> [Problem]
For each line below that contains the string "this", copy that line.

[Dataset items]
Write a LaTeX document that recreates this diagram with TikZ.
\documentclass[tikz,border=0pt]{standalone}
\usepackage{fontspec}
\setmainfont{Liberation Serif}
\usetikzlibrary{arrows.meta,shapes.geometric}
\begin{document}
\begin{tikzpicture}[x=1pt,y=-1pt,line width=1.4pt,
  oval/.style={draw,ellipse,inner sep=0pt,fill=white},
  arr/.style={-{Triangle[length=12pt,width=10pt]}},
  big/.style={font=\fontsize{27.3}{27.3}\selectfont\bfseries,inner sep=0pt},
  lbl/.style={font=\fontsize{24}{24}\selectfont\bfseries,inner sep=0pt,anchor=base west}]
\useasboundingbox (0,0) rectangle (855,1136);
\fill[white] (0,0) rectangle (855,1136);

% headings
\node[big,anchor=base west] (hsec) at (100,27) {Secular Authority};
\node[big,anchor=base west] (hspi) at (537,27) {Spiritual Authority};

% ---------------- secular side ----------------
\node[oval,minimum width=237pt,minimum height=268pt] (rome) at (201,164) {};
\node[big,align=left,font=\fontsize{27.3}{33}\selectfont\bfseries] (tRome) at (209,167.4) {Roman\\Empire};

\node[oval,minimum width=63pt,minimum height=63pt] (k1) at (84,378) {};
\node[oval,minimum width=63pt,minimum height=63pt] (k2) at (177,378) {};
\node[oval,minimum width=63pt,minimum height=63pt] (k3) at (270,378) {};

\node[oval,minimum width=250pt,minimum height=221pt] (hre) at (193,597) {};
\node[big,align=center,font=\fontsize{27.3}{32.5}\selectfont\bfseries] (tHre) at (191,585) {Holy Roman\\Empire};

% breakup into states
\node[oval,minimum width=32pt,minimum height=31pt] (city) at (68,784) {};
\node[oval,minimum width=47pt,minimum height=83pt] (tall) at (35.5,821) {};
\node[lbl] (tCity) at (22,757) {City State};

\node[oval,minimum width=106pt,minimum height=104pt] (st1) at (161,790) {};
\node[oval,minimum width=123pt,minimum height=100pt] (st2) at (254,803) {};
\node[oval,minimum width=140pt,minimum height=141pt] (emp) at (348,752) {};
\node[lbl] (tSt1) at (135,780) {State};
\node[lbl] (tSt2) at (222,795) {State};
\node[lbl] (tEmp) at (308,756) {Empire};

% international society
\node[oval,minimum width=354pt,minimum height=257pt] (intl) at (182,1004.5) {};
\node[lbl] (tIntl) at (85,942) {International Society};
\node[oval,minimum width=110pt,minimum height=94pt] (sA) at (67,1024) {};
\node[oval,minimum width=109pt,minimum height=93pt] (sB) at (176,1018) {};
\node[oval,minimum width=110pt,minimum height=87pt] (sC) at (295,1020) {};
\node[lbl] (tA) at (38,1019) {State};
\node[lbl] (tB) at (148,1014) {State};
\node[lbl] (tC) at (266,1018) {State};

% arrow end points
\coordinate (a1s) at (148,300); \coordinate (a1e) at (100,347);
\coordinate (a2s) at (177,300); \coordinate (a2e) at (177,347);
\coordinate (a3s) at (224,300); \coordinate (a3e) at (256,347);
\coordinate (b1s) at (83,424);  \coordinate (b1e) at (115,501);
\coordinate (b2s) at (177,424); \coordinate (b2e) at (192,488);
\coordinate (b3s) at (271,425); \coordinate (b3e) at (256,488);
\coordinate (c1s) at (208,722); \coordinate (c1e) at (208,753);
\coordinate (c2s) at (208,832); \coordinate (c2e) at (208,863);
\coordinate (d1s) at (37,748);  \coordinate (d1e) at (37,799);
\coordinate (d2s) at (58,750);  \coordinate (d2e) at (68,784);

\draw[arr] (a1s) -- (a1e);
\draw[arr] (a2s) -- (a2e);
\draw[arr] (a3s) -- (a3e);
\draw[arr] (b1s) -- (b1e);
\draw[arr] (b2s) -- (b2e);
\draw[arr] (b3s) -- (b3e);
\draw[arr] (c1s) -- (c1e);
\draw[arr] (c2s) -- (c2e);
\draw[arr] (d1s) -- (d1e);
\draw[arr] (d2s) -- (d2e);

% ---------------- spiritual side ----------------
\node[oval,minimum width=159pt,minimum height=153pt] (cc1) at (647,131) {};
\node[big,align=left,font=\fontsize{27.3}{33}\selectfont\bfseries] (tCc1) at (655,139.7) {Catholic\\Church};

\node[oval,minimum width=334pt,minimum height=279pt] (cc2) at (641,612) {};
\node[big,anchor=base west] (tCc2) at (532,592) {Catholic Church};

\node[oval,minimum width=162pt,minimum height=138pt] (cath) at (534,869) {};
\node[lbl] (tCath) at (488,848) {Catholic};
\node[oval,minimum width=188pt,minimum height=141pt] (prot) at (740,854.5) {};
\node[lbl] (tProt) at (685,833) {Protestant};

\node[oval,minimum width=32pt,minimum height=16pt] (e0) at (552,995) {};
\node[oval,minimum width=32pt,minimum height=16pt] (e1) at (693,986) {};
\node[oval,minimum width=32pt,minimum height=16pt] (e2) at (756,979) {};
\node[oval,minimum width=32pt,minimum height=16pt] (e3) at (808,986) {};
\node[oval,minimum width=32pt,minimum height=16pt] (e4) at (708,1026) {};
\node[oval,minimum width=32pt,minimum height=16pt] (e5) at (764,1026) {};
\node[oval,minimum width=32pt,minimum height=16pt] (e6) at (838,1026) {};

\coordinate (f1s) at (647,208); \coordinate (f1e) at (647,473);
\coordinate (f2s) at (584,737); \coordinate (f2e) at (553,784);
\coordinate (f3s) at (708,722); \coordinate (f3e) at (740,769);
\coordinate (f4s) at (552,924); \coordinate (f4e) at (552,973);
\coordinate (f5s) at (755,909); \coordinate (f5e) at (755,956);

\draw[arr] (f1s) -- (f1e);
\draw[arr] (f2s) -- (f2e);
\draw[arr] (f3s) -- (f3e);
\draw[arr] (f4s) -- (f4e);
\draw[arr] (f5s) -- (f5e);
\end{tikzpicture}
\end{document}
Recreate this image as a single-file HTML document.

> [Response]
Write a LaTeX document that recreates this diagram with TikZ.
Recreate this image as a single-file HTML document.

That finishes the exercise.